# Visa Sub Type



## Vikram Mauritius (Oct 27, 2016)

Hello

Am doing an application online for fiancer visa

In the REASON FOR VISIT i choose SETTLEMENT

Visa type SETTLEMENT

And for the *Visa sub type* what should i choose

1 Civil Partnership
2 Marriage
3 Proposed Civil Partnership
4 Unmarried Partner

Which one should i choose

Thank you


----------



## Toby1988 (Jul 6, 2016)

If it's same sex and you intend to do civil partnership ceremony rather than marriage then proposed civil partnership else marriage 


Sent from my iPhone using Tapatalk


----------



## Vikram Mauritius (Oct 27, 2016)

Ok am going with the MARRIAGE but what is the Form (SU07) i already fill the appendix 2 form now what is this???


When clicking on the www.gov.uk/government/publications/sponsor-a-visa-applicant-form-su07.pdf. The page you are looking for can't be found

Anyone please

After you have completed the online form, you must complete the relevant appendix, which can be found at: www.gov.uk/settle-in-the-uk. Sponsorship Undertaking Form (SU07).

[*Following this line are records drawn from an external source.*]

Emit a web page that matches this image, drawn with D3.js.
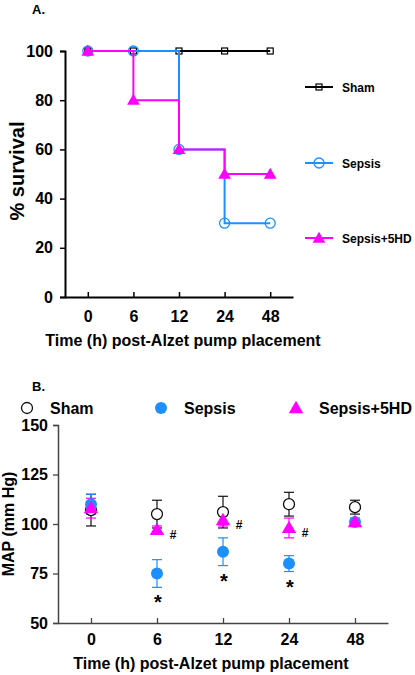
<!DOCTYPE html>
<html><head><meta charset="utf-8">
<script src="https://cdn.jsdelivr.net/npm/d3@7"></script>
<style>
html,body{margin:0;padding:0;background:#fff;}
text{font-family:"Liberation Sans",Arial,sans-serif;font-weight:bold;}
</style></head>
<body><svg id="chart" width="415" height="675"></svg>
<script>
// ---------- data ----------
const times = ["0","6","12","24","48"];
const seriesNames = ["Sham","Sepsis","Sepsis+5HD"];
// Panel A: % survival
const survSham   = [100,100,100,100,100];
const survSepsis = [100,100,60,30,30];
const surv5HD    = [100,80,60,50,50];
const survTicks  = [0,20,40,60,80,100];
// Panel B: MAP (mm Hg), mean and error
const mapSham      = [107,105,106,110,108.5];
const mapShamErr   = [8,7,8,6,3.5];
const mapSepsis    = [110,75,86,80,101];
const mapSepsisErr = [5,7,7,4,2];
const map5HD       = [108,97,102,98,101];
const map5HDErr    = [5,2,3,5,1];
const mapTicks     = [50,75,100,125,150];
const starMarks    = ["","*","*","*",""];
const hashMarks    = ["","#","#","#",""];

const BLUE="#1e8fff", MAG="#ff00ff", BLK="#000";
const svg = d3.select("#chart");

// ================= Panel A =================
const gA = svg.append("g");
gA.append("text").attr("x",32).attr("y",14).attr("font-size",13).text("A.");
const xA = d3.scalePoint().domain(times).range([65,293]).padding(0.5);
const yA = d3.scaleLinear().domain([0,100]).range([297,51]);

const axAy = gA.append("g").attr("transform","translate(65,0)")
  .call(d3.axisLeft(yA).tickValues(survTicks).tickSize(5).tickPadding(7));
const axAx = gA.append("g").attr("transform","translate(0,297)")
  .call(d3.axisBottom(xA).tickSizeInner(-5).tickSizeOuter(0).tickPadding(14));
[axAy,axAx].forEach(a=>{
  a.select(".domain").attr("stroke",BLK).attr("stroke-width",2);
  a.selectAll(".tick line").attr("stroke",BLK).attr("stroke-width",1.5);
  a.selectAll("text").attr("font-size",16).attr("fill",BLK).attr("font-family",'"Liberation Sans",Arial,sans-serif').attr("font-weight","bold");
});
gA.append("text").attr("x",183).attr("y",346).attr("text-anchor","middle").attr("font-size",16)
  .text("Time (h) post-Alzet pump placement");
gA.append("text").attr("transform","translate(24,171) rotate(-90)").attr("text-anchor","middle")
  .attr("font-size",20).text("% survival");

const stepLine = d3.line().x((d,i)=>xA(times[i])).y(d=>yA(d)).curve(d3.curveStepAfter);
const survSeries = [
  {vals:survSham,color:BLK,sym:"square"},
  {vals:survSepsis,color:BLUE,sym:"circle"},
  {vals:surv5HD,color:MAG,sym:"triangle"}
];
function drawSym(g,sym,color,x,y,big){
  if(sym==="square"){
    g.append("rect").attr("x",x-3).attr("y",y-3).attr("width",6).attr("height",6)
      .attr("fill","none").attr("stroke",color).attr("stroke-width",1.2);
  } else if(sym==="circle"){
    g.append("circle").attr("cx",x).attr("cy",y).attr("r",5)
      .attr("fill","none").attr("stroke",color).attr("stroke-width",1.3);
  } else if(sym==="triangle"){
    g.append("path").attr("d",d3.symbol().type(d3.symbolTriangle).size(big||70)())
      .attr("transform",`translate(${x},${y+1})`).attr("fill",color);
  } else if(sym==="ocircle"){
    g.append("circle").attr("cx",x).attr("cy",y).attr("r",5.5)
      .attr("fill","#fff").attr("stroke","#111").attr("stroke-width",1.3);
  } else if(sym==="fcircle"){
    g.append("circle").attr("cx",x).attr("cy",y).attr("r",6).attr("fill",color);
  }
}
survSeries.forEach(s=>{
  gA.append("path").attr("d",stepLine(s.vals)).attr("fill","none")
    .attr("stroke",s.color).attr("stroke-width",2);
  s.vals.forEach((v,i)=>drawSym(gA,s.sym,s.color,xA(times[i]),yA(v)));
});
// legend A
const legAy=[87,163,238];
survSeries.forEach((s,k)=>{
  const y=legAy[k];
  gA.append("line").attr("x1",305).attr("x2",333).attr("y1",y).attr("y2",y)
    .attr("stroke",s.color).attr("stroke-width",2);
  drawSym(gA,s.sym,s.color,319,y);
  gA.append("text").attr("x",342).attr("y",y+4.5).attr("font-size",12).text(seriesNames[k]);
});

// ================= Panel B =================
const gB = svg.append("g");
gB.append("text").attr("x",32).attr("y",391).attr("font-size",13).text("B.");
const xB = d3.scalePoint().domain(times).range([58,388]).padding(0.5);
const yB = d3.scaleLinear().domain([50,150]).range([623,425]);
const axBy = gB.append("g").attr("transform","translate(58,0)")
  .call(d3.axisLeft(yB).tickValues(mapTicks).tickSize(5).tickPadding(5));
const axBx = gB.append("g").attr("transform","translate(0,623)")
  .call(d3.axisBottom(xB).tickSizeInner(-5).tickSizeOuter(0).tickPadding(11));
[axBy,axBx].forEach(a=>{
  a.select(".domain").attr("stroke","#444").attr("stroke-width",1.5);
  a.selectAll(".tick line").attr("stroke","#444").attr("stroke-width",1.3);
  a.selectAll("text").attr("font-size",16).attr("fill",BLK).attr("font-family",'"Liberation Sans",Arial,sans-serif').attr("font-weight","bold");
});
gB.append("text").attr("x",211).attr("y",669).attr("text-anchor","middle").attr("font-size",16)
  .text("Time (h) post-Alzet pump placement");
gB.append("text").attr("transform","translate(14,524) rotate(-90)").attr("text-anchor","middle")
  .attr("font-size",16).text("MAP (mm Hg)");

// legend B
const legB=[{x:27,sym:"ocircle",color:"#111"},{x:161,sym:"fcircle",color:BLUE},{x:296,sym:"triangle",color:MAG}];
legB.forEach((l,k)=>{
  drawSym(gB,l.sym,l.color,l.x,408,90);
  gB.append("text").attr("x",l.x+23).attr("y",414).attr("font-size",16).text(seriesNames[k]);
});

const mapSeries=[
  {vals:mapSham,err:mapShamErr,color:"#111",sym:"ocircle"},
  {vals:mapSepsis,err:mapSepsisErr,color:BLUE,sym:"fcircle"},
  {vals:map5HD,err:map5HDErr,color:MAG,sym:"triangle"}
];
mapSeries.forEach(s=>{
  s.vals.forEach((v,i)=>{
    const x=xB(times[i]), hi=yB(v+s.err[i]), lo=yB(v-s.err[i]);
    gB.append("line").attr("x1",x).attr("x2",x).attr("y1",hi).attr("y2",lo)
      .attr("stroke",s.color).attr("stroke-width",1.2);
    [hi,lo].forEach(yy=>gB.append("line").attr("x1",x-5).attr("x2",x+5).attr("y1",yy).attr("y2",yy)
      .attr("stroke",s.color).attr("stroke-width",1.2));
  });
});
mapSeries.forEach(s=>{
  s.vals.forEach((v,i)=>drawSym(gB,s.sym,s.color,xB(times[i]),yB(v),90));
});
// significance marks
starMarks.forEach((m,i)=>{
  if(!m) return;
  gB.append("text").attr("x",xB(times[i])+1).attr("y",yB(mapSepsis[i]-mapSepsisErr[i])+22)
    .attr("text-anchor","middle").attr("font-size",20).text(m);
});
hashMarks.forEach((m,i)=>{
  if(!m) return;
  gB.append("text").attr("x",xB(times[i])+16).attr("y",yB(map5HD[i])+9)
    .attr("text-anchor","middle").attr("font-size",12).text(m);
});
</script></body></html>
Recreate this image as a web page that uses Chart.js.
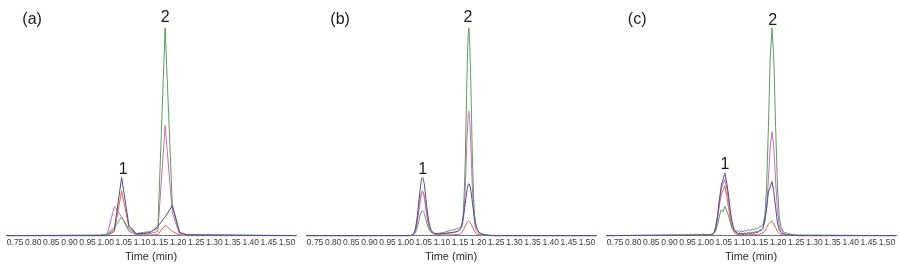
<!DOCTYPE html>
<html>
<head>
<meta charset="utf-8">
<script src="https://cdn.jsdelivr.net/npm/chart.js@4/dist/chart.umd.min.js"></script>
<style>
html,body{margin:0;padding:0;background:#fff;}
#row{display:flex;width:900px;height:265px;}
canvas{display:block;}
</style>
</head>
<body>
<div id="row">
<canvas id="ca" width="300" height="265"></canvas>
<canvas id="cb" width="300" height="265"></canvas>
<canvas id="cc" width="300" height="265"></canvas>
</div>
<script>
// ---------- tick labels ----------
const xTicks = [0.75,0.80,0.85,0.90,0.95,1.00,1.05,1.10,1.15,1.20,1.25,1.30,1.35,1.40,1.45,1.50];
const axisTitle = 'Time (min)';
const panelNames = ['(a)','(b)','(c)'];
const peakNames = ['1','2'];

// ---------- panel (a) ----------
const timeA   = [0.725,0.984,1.004,1.024,1.044,1.064,1.084,1.104,1.124,1.144,1.164,1.184,1.204,1.224,1.525];
const greenA  = [0,0.3,0.8,4,9,3,1,1.5,2,3.5,100,14,1.5,0.5,0];
const blueA   = [0,0,0,3,28,5,1,1,1.5,4.5,9,14.5,1.5,0.3,0];
const pinkA   = [0,0,0.5,14,9,2,0.5,0.5,1,2,53,11,0.5,0,0];
const orangeA = [0,0,0,2,21.5,4,0.5,0.3,0.3,0.5,5,2,0.3,0,0];

// ---------- panel (b) ----------
const timeB   = [0.725,0.95,1.011,1.016,1.021,1.026,1.031,1.036,1.041,1.046,1.051,1.056,1.061,1.066,1.071,1.076,1.081,1.091,1.101,1.111,1.121,1.131,1.141,1.149,1.154,1.159,1.164,1.169,1.174,1.179,1.184,1.189,1.194,1.199,1.204,1.209,1.219,1.229,1.245,1.525];
const greenB  = [0,0,0,0.1,0.4,1.3,3.4,6.8,10.3,12,10.8,7.6,4.5,2.4,1.5,1.1,1.0,1.1,1.4,1.8,2.3,2.8,3.3,3.8,4.8,12,34,76,100,78,38,13,5,2.5,1.5,1.0,0.5,0.2,0,0];
const blueB   = [0,0,0,0.2,0.8,3,8,16,24,28,25,17.5,10,5,2.5,1.4,1,0.8,0.9,1.1,1.3,1.6,2,3,5,9,15,21.5,25,22.5,16,9.5,5,2.5,1.3,0.7,0.3,0.1,0,0];
const pinkB   = [0,0,0,0.15,0.6,2.3,6,12,18,21,19,13,7.5,3.8,2,1.2,0.9,0.8,0.9,1,1.2,1.5,1.9,2.6,3.8,8,21,46,60,47,23,8,3,1.5,0.9,0.5,0.2,0.1,0,0];
const orangeB = [0,0,0,0.1,0.5,2,5.5,12,18.5,21.5,19,12.5,7,3.5,1.8,1,0.6,0.4,0.3,0.3,0.3,0.4,0.5,0.7,1.2,2.5,4.5,6.3,7,6,4.2,2.4,1.2,0.6,0.3,0.15,0.05,0,0,0];

// ---------- panel (c) ----------
const timeC = [0.725,
 0.953,0.958,0.963,0.968,0.973,0.978,0.983,0.988,0.993,0.998,
 1.003,1.008,1.013,1.018,1.023,1.028,1.033,1.038,1.043,1.048,
 1.053,1.058,1.063,1.068,1.073,1.078,1.083,1.088,1.093,1.098,
 1.103,1.108,1.113,1.118,1.123,1.128,1.133,1.138,1.143,1.148,
 1.153,1.158,1.163,1.168,1.173,1.178,1.183,1.188,1.193,1.198,
 1.203,1.208,1.213,1.218,1.223,1.228,1.233,1.238,1.243,1.248,
 1.253,1.525];
const greenC = [0,
 0.3,0.6,0.1,0.5,0.2,0.7,0.3,0.4,0.8,0.3,
 0.5,0.2,0.6,0.4,1,2.5,5.5,9.5,12.5,11.5,
 14,12,9.5,6,3.5,2.5,1.8,2.5,1.6,2.2,
 1.9,2.6,2.1,2.9,2.4,3.2,2.8,3.6,3.1,4.2,
 4.5,5.5,9,23,52,86,100,84,52,24,
 9,4,2.2,1.2,1.5,0.7,0.9,0.4,0.5,0.2,
 0.3,0];
const blueC = [0,
 0.2,0,0.4,0.1,0.3,0,0.5,0.2,0.3,0.1,
 0.3,0.2,0.4,0.6,1.5,4.5,10,17.5,24,27,
 30,25.5,19.5,12,6.5,3.2,1.8,1.2,0.7,1.1,
 0.6,1.0,0.8,1.3,0.9,1.4,1.1,1.7,1.5,2.2,
 2.4,3.5,7.5,13,21,23.5,26,21,13.5,6,
 2.8,1.4,0.9,0.6,0.3,0.5,0.1,0.3,0,0.2,
 0,0];
const pinkC = [0,
 0.1,0.3,0,0.2,0.4,0.1,0.3,0,0.2,0.4,
 0.2,0.5,0.3,0.6,1.3,4,9.5,16.5,22.5,25,
 27,23,17,10.5,5.5,2.8,1.5,1.1,0.8,1.2,
 0.9,1.3,1.0,1.5,1.2,1.7,1.4,2.0,1.8,2.5,
 3.0,4.0,6.5,13,27,43,50,42,26,12,
 5,2.5,1.4,0.8,0.5,0.7,0.2,0.4,0.1,0.3,
 0,0];
const orangeC = [0,
 0.2,0,0.3,0.1,0,0.4,0.2,0.1,0.3,0,
 0.2,0.1,0.3,0.5,1.2,3.5,8.5,15,20,22,
 24,19,13.5,8,4,1.8,0.9,0.5,0.8,0.3,
 0.6,0.2,0.5,0.3,0.6,0.4,0.7,0.5,0.8,0.6,
 1.0,1.2,2.2,3.8,5.5,6.5,7,5.5,3.8,2,
 1.0,0.5,0.3,0.1,0.3,0,0.2,0,0.1,0,
 0,0];

// ---------- label anchor positions (time, intensity) ----------
const panelLabelAt = [[0.797,103.8],[0.819,103.8],[0.811,103.8]];
const peak1LabelAt = [[1.048,31.6],[1.047,31.6],[1.053,34]];
const peak2LabelAt = [[1.164,104.8],[1.172,104.8],[1.185,103.5]];

const colors = {green:'#5a9e5b', blue:'#4a4aa8', pink:'#cc6aae', orange:'#e8642e'};

function pts(t, v){ return t.map((x,i)=>({x:x, y:v[i]})); }

function makeChart(canvasId, idx, time, green, blue, pink, orange, smooth){
  const ds = [
    {data:pts(time,blue),   borderColor:colors.blue},
    {data:pts(time,green),  borderColor:colors.green},
    {data:pts(time,pink),   borderColor:colors.pink},
    {data:pts(time,orange), borderColor:colors.orange}
  ].map(d=>Object.assign(d,{borderWidth:1, pointRadius:0, fill:false, clip:6,
     cubicInterpolationMode: smooth ? 'monotone' : 'default', tension:0}));
  const labelPlugin = {
    id:'lbl'+idx,
    afterDatasetsDraw(chart){
      const ctx = chart.ctx, xs = chart.scales.x, ys = chart.scales.y;
      ctx.save();
      ctx.fillStyle = '#1a1a1a';
      ctx.textAlign = 'center';
      ctx.textBaseline = 'middle';
      ctx.font = '16px "Liberation Sans", Arial, sans-serif';
      const p = panelLabelAt[idx];
      ctx.fillText(panelNames[idx], xs.getPixelForValue(p[0]), ys.getPixelForValue(p[1]));
      const a = peak1LabelAt[idx], b = peak2LabelAt[idx];
      ctx.fillText(peakNames[0], xs.getPixelForValue(a[0]), ys.getPixelForValue(a[1]));
      ctx.fillText(peakNames[1], xs.getPixelForValue(b[0]), ys.getPixelForValue(b[1]));
      ctx.restore();
    }
  };
  return new Chart(document.getElementById(canvasId), {
    type:'line',
    data:{datasets:ds},
    options:{
      responsive:false, animation:false,
      layout:{padding:{left:6,right:4,top:5,bottom:0}},
      plugins:{legend:{display:false}, tooltip:{enabled:false}},
      scales:{
        x:{type:'linear', min:0.725, max:1.525,
           grid:{display:false, drawTicks:false},
           border:{display:true, color:'#6a6aa0', width:1},
           afterBuildTicks:(s)=>{ s.ticks = xTicks.map(v=>({value:v})); },
           ticks:{padding:2, autoSkip:false, maxRotation:0, color:'#3a3a3a',
                  font:{size:8.5, family:'"Liberation Sans", Arial, sans-serif'},
                  callback:(v)=>Number(v).toFixed(2)},
           title:{display:true, text:axisTitle, color:'#2a2a2a',
                  font:{size:11, family:'"Liberation Sans", Arial, sans-serif'},
                  padding:{top:1,bottom:1}}
        },
        y:{display:false, min:0, max:111}
      }
    },
    plugins:[labelPlugin]
  });
}

makeChart('ca',0,timeA,greenA,blueA,pinkA,orangeA,false);
makeChart('cb',1,timeB,greenB,blueB,pinkB,orangeB,true);
makeChart('cc',2,timeC,greenC,blueC,pinkC,orangeC,false);
</script>
</body>
</html>
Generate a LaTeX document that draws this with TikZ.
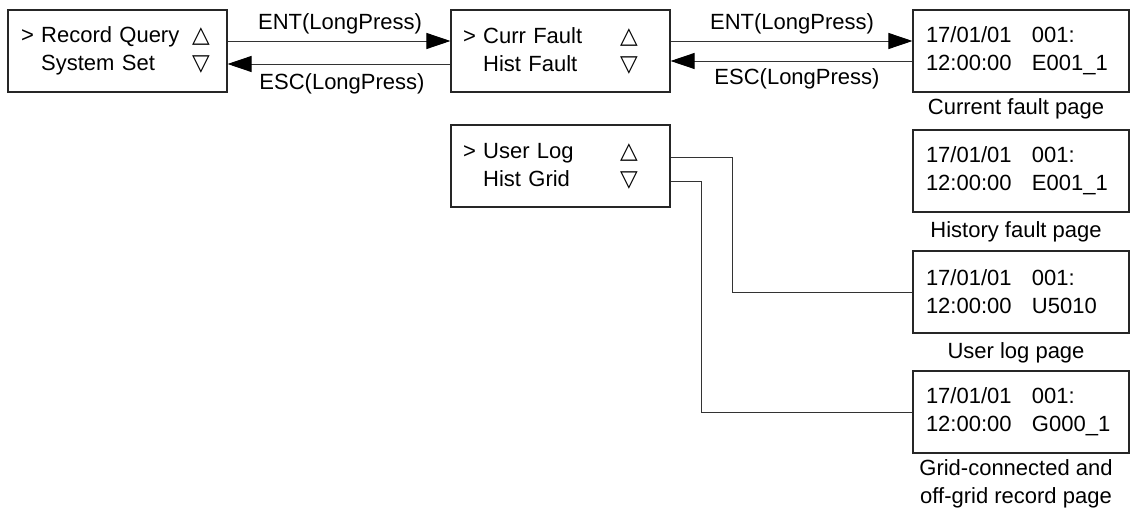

If you are applying for settlement as the parent, grandparent or other dependant relative of someone in the UK, your sponsor needs to complete and sign the Sponsorship Undertaking Form (SU07), which can be found at: www.gov.uk/government/publications/sponsor-a-visa-applicant-form-su07.pdf. By signing this form, your sponsor confirms that they will be responsible for your maintenance and accommodation in the UK. You should include this completed form when you make your settlement application.


----------



## Vikram Mauritius (Oct 27, 2016)

*Form (SU07)*

Hello ,

Am applying for the Fiancer visas from maurititus do my Sponsor need to fill the Form (SU07)???

Thank you


----------



## clever-octopus (May 17, 2015)

No, that's for adult dependant relatives (usually infirm/disabled parents)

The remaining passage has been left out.